# Help in determining NP203 p\t kit



## wyldman (Jan 18, 2001)

I have a 77 GMC Jimmy with a NP203 transfer case.It has manual locking hubs,which look like they were factory.Even has a GM sticker regarding hub operation on the drivers sun visor.It has no shift pattern on the knob,but from what I can determine it has (from top),4L-LOC,4L,N,4H,and 4H-LOC.I have heard of part time conversion kits.I am just wondering what they consist of,how they are installed,and how to tell if it already has one.Thanks


----------



## 4x4k20 (Dec 3, 2000)

are you sure you have a 203case? is your trans. a manual or auto most manuals came with locking hubs but had 205 case you could have some swapped in parts on your jimmy the 205 case just has 3 postions 4hi nuetral and 4lo the 203 has 5 shifter postions 4hi 4hilock nuetral 4lo and 4lo lock.let me know what you find out.go to milemarker.com they sell part-time kits you should see what they are

[Edited by 4x4k20 on 01-23-2001 at 07:41 PM]


----------



## wyldman (Jan 18, 2001)

It is definatly a NP203.I know the truck had some parts swapped before I got it.It has a turbo 350 trans.I saw the kit on mile markers website,but what exactly does the kit do ??


----------



## mike reeh (Oct 8, 2000)

To tell if you HAVE the kit installed, put the truck in 2hi or Hi-Loc (both the same position, pull the shifter all the way back, as FAR as it will go, then forward one click)

now unlock the hubs.. if you can still drive the truck, you have a part-time kit installed. if it goes no where, you have a stock np203 full time case.

interesting, about the sun visor sticker.. GMC Jimmy is just a blazer.. Ive never seen a blazer or jimmy with a 205 case stock.

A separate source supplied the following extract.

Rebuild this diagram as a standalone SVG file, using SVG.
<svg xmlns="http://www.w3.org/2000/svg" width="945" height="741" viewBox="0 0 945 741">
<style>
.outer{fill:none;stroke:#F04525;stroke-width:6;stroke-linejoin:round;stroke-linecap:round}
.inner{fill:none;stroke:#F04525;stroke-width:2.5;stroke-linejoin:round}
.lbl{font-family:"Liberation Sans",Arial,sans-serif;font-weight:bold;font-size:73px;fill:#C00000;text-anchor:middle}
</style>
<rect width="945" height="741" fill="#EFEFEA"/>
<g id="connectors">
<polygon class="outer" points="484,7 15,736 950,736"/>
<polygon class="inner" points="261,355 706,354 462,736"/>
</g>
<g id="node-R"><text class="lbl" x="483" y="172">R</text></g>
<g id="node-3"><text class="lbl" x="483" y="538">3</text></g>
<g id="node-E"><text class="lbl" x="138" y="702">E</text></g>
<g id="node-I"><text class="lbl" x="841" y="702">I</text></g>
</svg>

Not in '77 anyways. You're saying that the sticker tells you how to use the manual locking hubs, right? I dont think you could confuse it with the one about full time 4x4.

the kit eliminates the differential in the np203. 

mike reeh


----------



## wyldman (Jan 18, 2001)

Thank you for the excellent explanation.I must have a part time kit installed,because it does drive with the hubs unlocked in 4HI or 4HI-LOC.

I know this truck was pieced together from several other parts trucks,so maybe the visors came out of a newer truck with part time 4WD.It is possible the transfer case did as well,but from what I understand,all NP203 were full time cases anyways.

so with the part-time kit,i am assuming the shift pattern would now be as follows

4LO-LOC
4LO
N
2HI
4HI-LOC

Would this be correct ??


----------



## reallyrusty (Mar 18, 2001)

I have a 74 k 20 with the part time kit installed
What you do is remove the spider gears in the case differential and put in a solid coupling.
The 1973-74 case instalation is a little different in that there is a shim that need to be replaced from a later case or surface grind the original down.
The drawback is that the kit is a little harded on the case because there is no oil be pumped up to the rear output bearing. I put in a really good synthetic oil and make sure i shift the case in once or twice a week to lube it.I have had it in two years now, and I love it. The truck gas mileage went up from 10 to 12.

The shift pattern is 4low,2low, neutral, 2hi,4hi,

hope this helps


----------



## wyldman (Jan 18, 2001)

Thanks for the info,but we found out the hard way about the lube problems.The partime kit burned up,due to poor lubrication.Found some more info about the kit,which requires the installation of an elbow into the fill hole to raise the fluid level a little higher.Have since rebuilt the case,replaced the part-time kit,and am running synthetic oil as well.They also recommend to run the case in 4WD,every 100 miles to help pull more oil up into the top of the case using the chain.


----------